April passed in review as a positive month for the financial markets. The growth in equity markets was driven by the favourable economic outlook. Better management of the pandemic, with a global trend towards reopening business, will lead to growth in the global economy as a whole. The quarterly results published so far are proof of this, with companies benefiting from a significant increase in turnover and profits. With a strengthening macroeconomic scenario and rising corporate profits, it is likely that the optimistic trend will continue in the coming months. However, as always, when sentiment is generally positive and there is an increase in stocks valuations, the risk of incurring corrections, triggered mainly by profit-taking by  investors, should not be underestimated. Traditionally, May is a weak month for stock markets. After the performance recorded in recent months there might be reason to believe that the saying “sell in may and go away” could be confirmed. Caution is a must!

The 10-year US treasury settled between 1.60%-1.55%, favoring a positive trend in the US stock market with the S&P500 index gaining 4% and the Nasdaq 3.50%. Europe was also positive with the EuroStoxx50 index up 0.73%. The peripheral countries had alternating phases with the German DAX index up 0.20% and the Italian FTSE MIB index down 2.30%. Negative the Swiss index, which after reaching a peak of 11,262 has retraced to close at 11,022, down 0.85% on the month. Asian markets fell: the Chinese CSI300 market held +0.25%, while Hong Kong fell -0.74%, the Nikkei -2% and the Indian Bombay index -2.50%. The main factors that weighed on the markets were the dramatic increase in COVID 19 infections in India and the criticality of the medical-health structures. Despite these concerns our view of the Indian market remains optimistic as it is essentially geared towards global trends, with greater exposure in US-oriented IT companies and long-term structural growth.

President Joe Biden, during the celebration of the first 100 days of his presidency, unveiled his “American Families Plan,” the third $1,800 billion aid plan that includes targeted measures for families.
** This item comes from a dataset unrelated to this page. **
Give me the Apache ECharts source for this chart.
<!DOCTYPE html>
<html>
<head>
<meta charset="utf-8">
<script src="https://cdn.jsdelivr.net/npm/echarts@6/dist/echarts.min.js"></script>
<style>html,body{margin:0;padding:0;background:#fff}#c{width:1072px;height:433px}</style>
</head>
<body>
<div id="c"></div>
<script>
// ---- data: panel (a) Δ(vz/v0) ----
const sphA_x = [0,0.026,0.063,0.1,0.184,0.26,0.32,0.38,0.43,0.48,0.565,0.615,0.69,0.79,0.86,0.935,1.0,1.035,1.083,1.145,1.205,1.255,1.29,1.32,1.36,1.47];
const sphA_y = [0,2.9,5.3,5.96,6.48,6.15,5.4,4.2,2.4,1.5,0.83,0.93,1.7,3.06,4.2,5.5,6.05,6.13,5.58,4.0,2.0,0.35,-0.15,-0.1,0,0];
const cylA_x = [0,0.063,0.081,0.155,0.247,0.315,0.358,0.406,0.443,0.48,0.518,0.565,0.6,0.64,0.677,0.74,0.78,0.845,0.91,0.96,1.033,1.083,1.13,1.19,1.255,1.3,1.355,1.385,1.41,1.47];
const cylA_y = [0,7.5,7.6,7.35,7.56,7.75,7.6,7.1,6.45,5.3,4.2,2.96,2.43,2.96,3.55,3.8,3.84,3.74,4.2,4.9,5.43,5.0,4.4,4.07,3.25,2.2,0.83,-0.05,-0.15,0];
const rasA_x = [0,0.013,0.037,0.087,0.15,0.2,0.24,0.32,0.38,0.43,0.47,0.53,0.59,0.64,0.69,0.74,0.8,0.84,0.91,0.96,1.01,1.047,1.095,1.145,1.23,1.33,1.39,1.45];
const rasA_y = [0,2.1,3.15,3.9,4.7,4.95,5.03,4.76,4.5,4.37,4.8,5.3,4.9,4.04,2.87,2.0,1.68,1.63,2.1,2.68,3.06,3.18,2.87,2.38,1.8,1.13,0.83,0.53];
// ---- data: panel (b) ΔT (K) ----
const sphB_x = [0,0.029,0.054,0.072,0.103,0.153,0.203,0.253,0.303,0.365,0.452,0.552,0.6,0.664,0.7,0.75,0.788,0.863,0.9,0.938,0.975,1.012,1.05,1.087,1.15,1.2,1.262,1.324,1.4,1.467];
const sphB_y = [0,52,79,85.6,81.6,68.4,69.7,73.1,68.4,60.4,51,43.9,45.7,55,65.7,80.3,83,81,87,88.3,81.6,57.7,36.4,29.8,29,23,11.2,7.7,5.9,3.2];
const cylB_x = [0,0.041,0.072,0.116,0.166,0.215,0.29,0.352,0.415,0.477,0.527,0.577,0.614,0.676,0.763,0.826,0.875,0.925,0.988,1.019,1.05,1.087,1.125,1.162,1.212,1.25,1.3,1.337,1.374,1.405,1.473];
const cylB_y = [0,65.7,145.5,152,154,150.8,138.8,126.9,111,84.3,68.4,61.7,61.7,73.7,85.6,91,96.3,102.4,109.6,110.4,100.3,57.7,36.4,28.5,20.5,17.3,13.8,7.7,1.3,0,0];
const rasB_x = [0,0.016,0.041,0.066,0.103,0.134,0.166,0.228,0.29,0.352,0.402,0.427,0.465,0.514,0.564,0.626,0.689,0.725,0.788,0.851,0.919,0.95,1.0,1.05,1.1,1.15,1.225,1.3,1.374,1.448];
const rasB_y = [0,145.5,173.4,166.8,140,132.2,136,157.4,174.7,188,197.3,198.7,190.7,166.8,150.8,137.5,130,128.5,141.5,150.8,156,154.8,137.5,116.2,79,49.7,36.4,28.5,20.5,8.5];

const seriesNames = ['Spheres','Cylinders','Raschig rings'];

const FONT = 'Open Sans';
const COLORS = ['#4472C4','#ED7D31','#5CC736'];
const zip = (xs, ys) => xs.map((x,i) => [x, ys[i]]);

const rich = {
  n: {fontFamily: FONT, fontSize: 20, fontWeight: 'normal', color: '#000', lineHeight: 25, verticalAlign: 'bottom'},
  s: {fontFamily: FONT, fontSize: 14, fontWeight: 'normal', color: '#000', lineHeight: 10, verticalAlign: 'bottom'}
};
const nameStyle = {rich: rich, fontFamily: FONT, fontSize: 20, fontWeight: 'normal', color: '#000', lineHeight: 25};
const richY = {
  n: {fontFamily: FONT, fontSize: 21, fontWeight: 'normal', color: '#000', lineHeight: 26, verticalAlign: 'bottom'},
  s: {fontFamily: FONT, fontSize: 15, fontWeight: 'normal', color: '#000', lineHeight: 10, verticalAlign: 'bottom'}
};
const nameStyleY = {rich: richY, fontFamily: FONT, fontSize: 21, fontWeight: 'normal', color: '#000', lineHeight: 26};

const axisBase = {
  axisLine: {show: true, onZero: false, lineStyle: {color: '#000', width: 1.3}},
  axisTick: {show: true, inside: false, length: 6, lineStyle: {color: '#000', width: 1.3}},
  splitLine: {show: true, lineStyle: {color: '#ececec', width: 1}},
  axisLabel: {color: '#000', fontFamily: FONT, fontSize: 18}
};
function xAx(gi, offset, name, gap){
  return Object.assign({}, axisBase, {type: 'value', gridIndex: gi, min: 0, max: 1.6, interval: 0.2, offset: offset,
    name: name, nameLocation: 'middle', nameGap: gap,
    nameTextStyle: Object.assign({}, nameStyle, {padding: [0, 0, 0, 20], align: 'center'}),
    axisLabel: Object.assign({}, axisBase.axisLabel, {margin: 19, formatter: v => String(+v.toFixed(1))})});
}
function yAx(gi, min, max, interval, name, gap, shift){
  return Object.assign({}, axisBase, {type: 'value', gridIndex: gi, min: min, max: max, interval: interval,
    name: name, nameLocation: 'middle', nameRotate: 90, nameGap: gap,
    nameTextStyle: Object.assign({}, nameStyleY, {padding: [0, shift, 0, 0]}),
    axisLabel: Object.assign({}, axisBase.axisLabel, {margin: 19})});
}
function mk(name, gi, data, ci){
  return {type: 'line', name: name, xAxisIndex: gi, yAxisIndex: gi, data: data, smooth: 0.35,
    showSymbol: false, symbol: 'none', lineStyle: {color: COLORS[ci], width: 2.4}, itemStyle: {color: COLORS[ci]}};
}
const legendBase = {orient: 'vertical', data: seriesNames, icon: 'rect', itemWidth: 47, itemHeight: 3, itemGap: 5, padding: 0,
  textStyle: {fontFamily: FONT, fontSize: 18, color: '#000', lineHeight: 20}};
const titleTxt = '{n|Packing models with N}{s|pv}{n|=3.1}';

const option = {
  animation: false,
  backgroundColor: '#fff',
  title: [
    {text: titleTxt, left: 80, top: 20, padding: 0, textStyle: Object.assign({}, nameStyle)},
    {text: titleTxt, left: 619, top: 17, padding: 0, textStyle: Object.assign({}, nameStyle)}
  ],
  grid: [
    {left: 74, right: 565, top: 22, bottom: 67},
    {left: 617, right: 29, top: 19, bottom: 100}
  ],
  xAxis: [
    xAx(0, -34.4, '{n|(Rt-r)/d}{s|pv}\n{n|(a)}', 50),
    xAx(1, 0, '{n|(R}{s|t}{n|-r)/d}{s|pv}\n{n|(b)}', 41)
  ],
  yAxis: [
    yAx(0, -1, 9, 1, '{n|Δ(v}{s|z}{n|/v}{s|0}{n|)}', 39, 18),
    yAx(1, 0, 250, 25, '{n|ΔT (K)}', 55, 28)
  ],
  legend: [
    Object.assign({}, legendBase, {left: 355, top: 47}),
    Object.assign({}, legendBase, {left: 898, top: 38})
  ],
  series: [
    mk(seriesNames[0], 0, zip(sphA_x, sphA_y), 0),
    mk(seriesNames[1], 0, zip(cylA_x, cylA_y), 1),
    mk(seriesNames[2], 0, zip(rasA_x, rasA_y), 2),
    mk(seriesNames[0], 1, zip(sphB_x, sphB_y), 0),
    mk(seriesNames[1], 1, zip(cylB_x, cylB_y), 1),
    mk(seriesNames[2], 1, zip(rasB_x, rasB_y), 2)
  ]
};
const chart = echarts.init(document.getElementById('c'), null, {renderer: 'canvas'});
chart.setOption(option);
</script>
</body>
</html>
This aid package is expected to be partly financed by tax increases on the wealthy and  Amerincan companies. The FED did not touch the reference rates and kept the pace of bond purchases unchanged, giving no sign of change to its strategy. In Europe, nothing special to report with the ECB that decided to reconfirm the very accommodating orientation of its monetary policy, confirming interest rates.

Another event to report this month was the IPO of one of the largest cryptocurrency exchange platforms in the world: Coinbase. Nasdaq’s reference price was USD 250, bringing the company’s overall valuation to around USD 65 billion. On the day of its debut on the stock exchange, the price rose up to USD 381 (+52%) per share, only to retrace settling around USD 300 per share. This is one of the highest quotationfor a U.S. company and according to many experts will spread more transparency on the cryptocurrency industry.